_Raw data_
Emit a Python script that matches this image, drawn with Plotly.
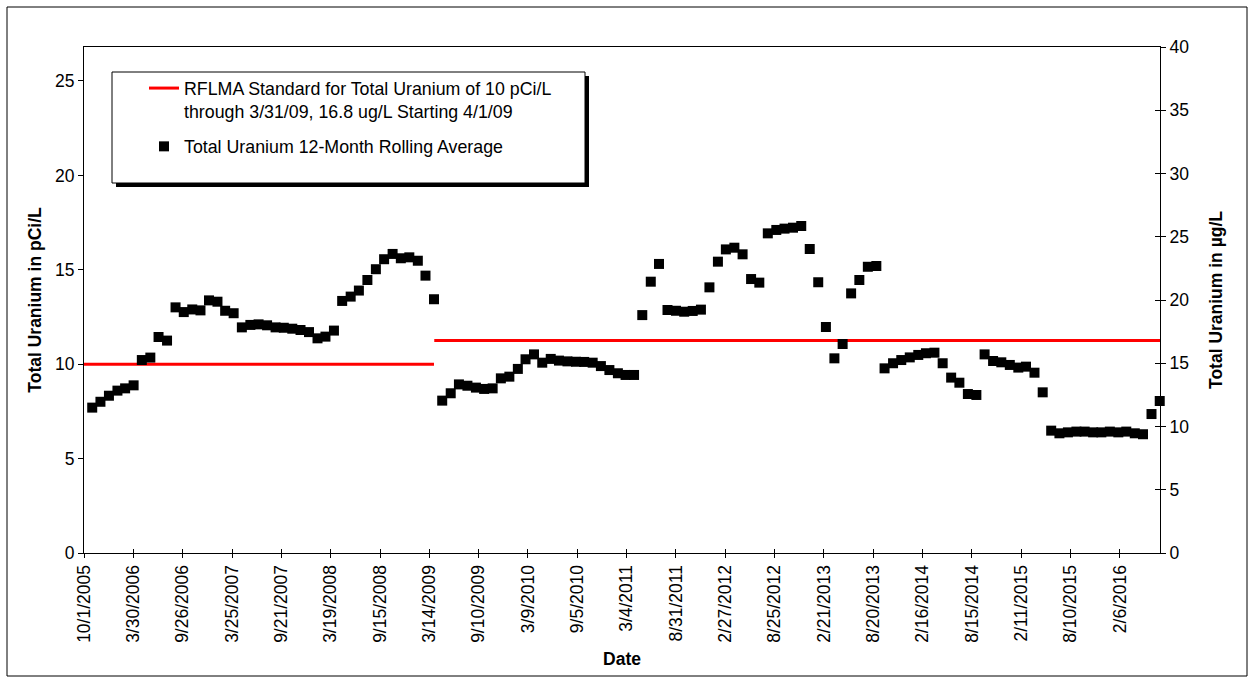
import pandas as pd
import plotly.graph_objects as go

# Canvas and plot-area geometry (pixels)
W, H = 1255, 684
ML, MR, MT, MB = 84, 95, 47, 131
PW = W - ML - MR
PH = H - MT - MB


def px_x(px):
    return (px - ML) / PW


def px_y(py):
    return (H - MB - py) / PH


# Unit conversion used for the two vertical scales
PCI_PER_UG = 0.67
UG_AXIS_MAX = 40

# Monthly 12-month rolling average of total uranium (pCi/L), month-end dates
sample_dates = pd.date_range("2005-10-31", "2016-06-30", freq=pd.offsets.MonthEnd())
uranium_pci = [
    7.70, 8.01, 8.33, 8.60, 8.72, 8.88, 10.22, 10.35, 11.44, 11.25,
    13.01, 12.76, 12.90, 12.85, 13.38, 13.31, 12.83, 12.70, 11.95, 12.08,
    12.11, 12.06, 11.95, 11.93, 11.88, 11.81, 11.70, 11.37, 11.46, 11.78,
    13.35, 13.58, 13.90, 14.46, 15.03, 15.56, 15.84, 15.61, 15.66, 15.48,
    14.69, 13.44, 8.07, 8.46, 8.93, 8.86, 8.76, 8.69, 8.72, 9.25,
    9.34, 9.75, 10.26, 10.52, 10.08, 10.28, 10.19, 10.15, 10.13, 10.12,
    10.08, 9.90, 9.69, 9.52, 9.43, 9.43, 12.60, 14.37, 15.31, 12.87,
    12.83, 12.78, 12.82, 12.89, 14.07, 15.43, 16.08, 16.17, 15.82, 14.51,
    14.32, 16.93, 17.11, 17.18, 17.23, 17.32, 16.10, 14.34, 11.97, 10.31,
    11.07, 13.75, 14.46, 15.16, 15.20, 9.78, 10.05, 10.22, 10.36, 10.49,
    10.58, 10.61, 10.05, 9.29, 9.02, 8.42, 8.37, 10.52, 10.17, 10.10,
    9.96, 9.82, 9.87, 9.55, 8.51, 6.48, 6.34, 6.39, 6.43, 6.43,
    6.39, 6.39, 6.43, 6.39, 6.43, 6.34, 6.29, 7.36, 8.05,
]

# RFLMA standard: 10 pCi/L through 3/31/09, then 16.8 ug/L
std_old_dates = ["2005-10-01", "2009-03-31"]
std_old_pci = [10, 10]
std_new_dates = ["2009-04-01", "2016-07-01"]
std_new_ug = [16.8, 16.8]

x_range = ["2005-10-01", "2016-07-01"]
tick_dates = [
    "2005-10-01", "2006-03-30", "2006-09-26", "2007-03-25", "2007-09-21",
    "2008-03-19", "2008-09-15", "2009-03-14", "2009-09-10", "2010-03-09",
    "2010-09-05", "2011-03-04", "2011-08-31", "2012-02-27", "2012-08-25",
    "2013-02-21", "2013-08-20", "2014-02-16", "2014-08-15", "2015-02-11",
    "2015-08-10", "2016-02-06",
]
tick_labels = [
    "10/1/2005", "3/30/2006", "9/26/2006", "3/25/2007", "9/21/2007",
    "3/19/2008", "9/15/2008", "3/14/2009", "9/10/2009", "3/9/2010",
    "9/5/2010", "3/4/2011", "8/31/2011", "2/27/2012", "8/25/2012",
    "2/21/2013", "8/20/2013", "2/16/2014", "8/15/2014", "2/11/2015",
    "8/10/2015", "2/6/2016",
]

FONT = "Liberation Sans, Arial, sans-serif"
RED = "#FF0000"

fig = go.Figure()

std_name = "RFLMA Standard for Total Uranium of 10 pCi/L<br>through 3/31/09, 16.8 ug/L Starting 4/1/09"
fig.add_trace(go.Scatter(
    x=std_old_dates, y=std_old_pci, mode="lines",
    line=dict(color=RED, width=3), name=std_name,
    legendgroup="std", hoverinfo="skip",
))
fig.add_trace(go.Scatter(
    x=std_new_dates, y=[v * PCI_PER_UG for v in std_new_ug], mode="lines",
    line=dict(color=RED, width=3), name=std_name, showlegend=False,
    legendgroup="std", hoverinfo="skip",
))
fig.add_trace(go.Scatter(
    x=sample_dates, y=uranium_pci, mode="markers",
    marker=dict(symbol="square", size=10, color="black"),
    name="Total Uranium 12-Month Rolling Average", legendgroup="avg",
    cliponaxis=False,
))

# carriers for the secondary scales (ug/L axis and crossing tick marks)
fig.add_trace(go.Scatter(x=[None], y=[None], yaxis="y2", showlegend=False, hoverinfo="skip"))
fig.add_trace(go.Scatter(x=[None], y=[None], yaxis="y3", showlegend=False, hoverinfo="skip"))
fig.add_trace(go.Scatter(x=[None], y=[None], xaxis="x2", showlegend=False, hoverinfo="skip"))

axis_font = dict(family=FONT, size=17.5, color="black")
title_font = dict(family=FONT, size=17.5, color="black", weight="bold")

fig.update_layout(
    width=W, height=H,
    margin=dict(l=ML, r=MR, t=MT, b=MB, pad=0),
    paper_bgcolor="white", plot_bgcolor="white",
    font=axis_font,
    showlegend=True,
    legend=dict(
        x=px_x(144), y=px_y(70), xanchor="left", yanchor="top",
        bgcolor="rgba(0,0,0,0)", borderwidth=0,
        font=dict(family=FONT, size=17.8, color="black"),
        tracegroupgap=9, valign="top",
    ),
    xaxis=dict(
        type="date", range=x_range,
        tickmode="array", tickvals=tick_dates, ticktext=tick_labels,
        tickangle=-90, ticks="outside", ticklen=4, tickcolor="black",
        showline=True, linecolor="black", linewidth=1, mirror=True,
        showgrid=False, zeroline=False, tickfont=axis_font,
        title=dict(text="Date", font=title_font, standoff=10),
    ),
    xaxis2=dict(
        type="date", range=x_range, overlaying="x", anchor="y",
        tickmode="array", tickvals=tick_dates, showticklabels=False,
        ticks="inside", ticklen=4, tickcolor="black",
        showline=False, showgrid=False, zeroline=False,
    ),
    yaxis=dict(
        range=[0, UG_AXIS_MAX * PCI_PER_UG], tickmode="array",
        tickvals=[0, 5, 10, 15, 20, 25],
        ticks="outside", ticklen=5, tickcolor="black",
        showline=True, linecolor="black", linewidth=1,
        showgrid=False, zeroline=False, tickfont=axis_font,
        title=dict(text="Total Uranium in pCi/L", font=title_font, standoff=8),
    ),
    yaxis2=dict(
        range=[0, UG_AXIS_MAX], overlaying="y", side="right", anchor="x",
        tickmode="linear", tick0=0, dtick=5,
        ticks="outside", ticklen=5, tickcolor="black",
        showline=True, linecolor="black", linewidth=1,
        showgrid=False, zeroline=False, tickfont=axis_font,
        title=dict(text="Total Uranium in µg/L", font=title_font, standoff=21),
    ),
    yaxis3=dict(
        range=[0, UG_AXIS_MAX], overlaying="y", side="right", anchor="x",
        tickmode="linear", tick0=0, dtick=5, showticklabels=False,
        ticks="inside", ticklen=5, tickcolor="black",
        showline=False, showgrid=False, zeroline=False,
    ),
    shapes=[
        # outer chart frame
        dict(type="rect", xref="paper", yref="paper",
             x0=px_x(7), x1=px_x(1247), y0=px_y(676), y1=px_y(7),
             line=dict(color="black", width=1), fillcolor="rgba(0,0,0,0)"),
        # legend drop shadow and box
        dict(type="rect", xref="paper", yref="paper",
             x0=px_x(116), x1=px_x(589), y0=px_y(187), y1=px_y(76),
             line=dict(width=0), fillcolor="black"),
        dict(type="rect", xref="paper", yref="paper",
             x0=px_x(112), x1=px_x(585), y0=px_y(183), y1=px_y(72),
             line=dict(color="black", width=1), fillcolor="white"),
    ],
)

fig.write_html("out.html")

_What is required_
Without the pictures, please reproduce each line of the listing above exactly, from the first one through the line bearing "UG_AXIS_MAX = 40".

_Complete response_
Emit a Python script that matches this image, drawn with Plotly.
import pandas as pd
import plotly.graph_objects as go

# Canvas and plot-area geometry (pixels)
W, H = 1255, 684
ML, MR, MT, MB = 84, 95, 47, 131
PW = W - ML - MR
PH = H - MT - MB


def px_x(px):
    return (px - ML) / PW


def px_y(py):
    return (H - MB - py) / PH


# Unit conversion used for the two vertical scales
PCI_PER_UG = 0.67
UG_AXIS_MAX = 40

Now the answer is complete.